Write a bad first draft
There is a common misconception about football and football players. There seems to be a belief football players are not as smart as other athletes. The implication is you do not have to be intelligent to play the sport. The "dumb jock" motif is so far from the truth. Having coached baseball, basketball and football, I can say for certain the concepts and amount of game preparation needed for football far surpasses the other sports I have coached. More often than not it is the mental (not the physical) aspects of the sport which result in a player being unable to excel. We let every player know they need to treat our practices more like a classroom and less like a workout at the gym. To drill down on this point, we encourage our players to get out of there comfort zones and start failing because learning is more often a process of failing, re calibrating and learning from our mistakes.
The concept of learning from our failures is nothing new and most people when they consider their accomplishments can remember the setbacks which led to their current success more than they tend to remember the things they did correct. The mistake so many people make is not failing more often and becoming too content with their current level of achievement. Psychologist, Dr. Jordan Peterson, characterizes this in one of his lectures as the inability to "write a bad first draft". He tells his students to stop thinking about the massive term paper required in his class and simply go write. Of course what you write will be horrible. That is the point. You have to build upon your failures as the next draft should be better than the first.

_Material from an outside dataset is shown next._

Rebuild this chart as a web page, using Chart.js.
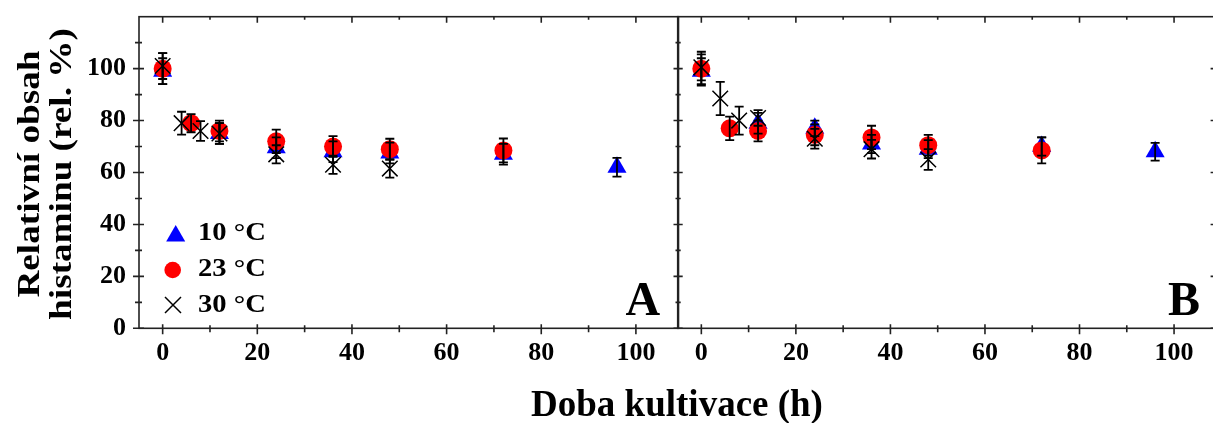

You are either moving forward or backward as an athlete. You are either getting bigger, faster, stronger and smarter or you are going backwards. There is no level of stasis. The world around you is resetting the bar every day. What it takes to compete and win this year may not be good enough next year and it certainly won't be good enough at the next level of competition. Better your best every day.
For me this is summed up in the bible in what is known as the Matthew Principle:
“For whoever has will be given more, and they will have an abundance. Whoever does not have, even what they have will be taken from them.” Matthew 25:29
This principle is recited to remind us to be faithful to God. What God measures to us is to be cultivated and developed. We will often fall short of his standard but as long as the aim is righteousness we will be given more responsibility, more more enlightenment and more greater peace . The converse is applicable as well. Less faith and no desire to improve your relationship with God will result in a separation from God.
God calls us to daily write the bad first draft and then to improve on it each day thereafter. He encourages us to rely upon him and not our won understanding. He calls us to have faith and reap the benefits of strong faith. We are called to have faith just like the Centurion who told Christ he did not have to come to his house to heal his servant. He had faith that Christ's words alone were enough to heal those afflicted.
Wherever you are in life, the Matthew Principle applies. Want to reap more, start sewing more. You want to have a better job, study the craft, learn from others and work you butt off! You want to be a better athlete, workout, eat right and study your sport. So, get up from the latest setback, dust yourself off and start writing a new bad draft.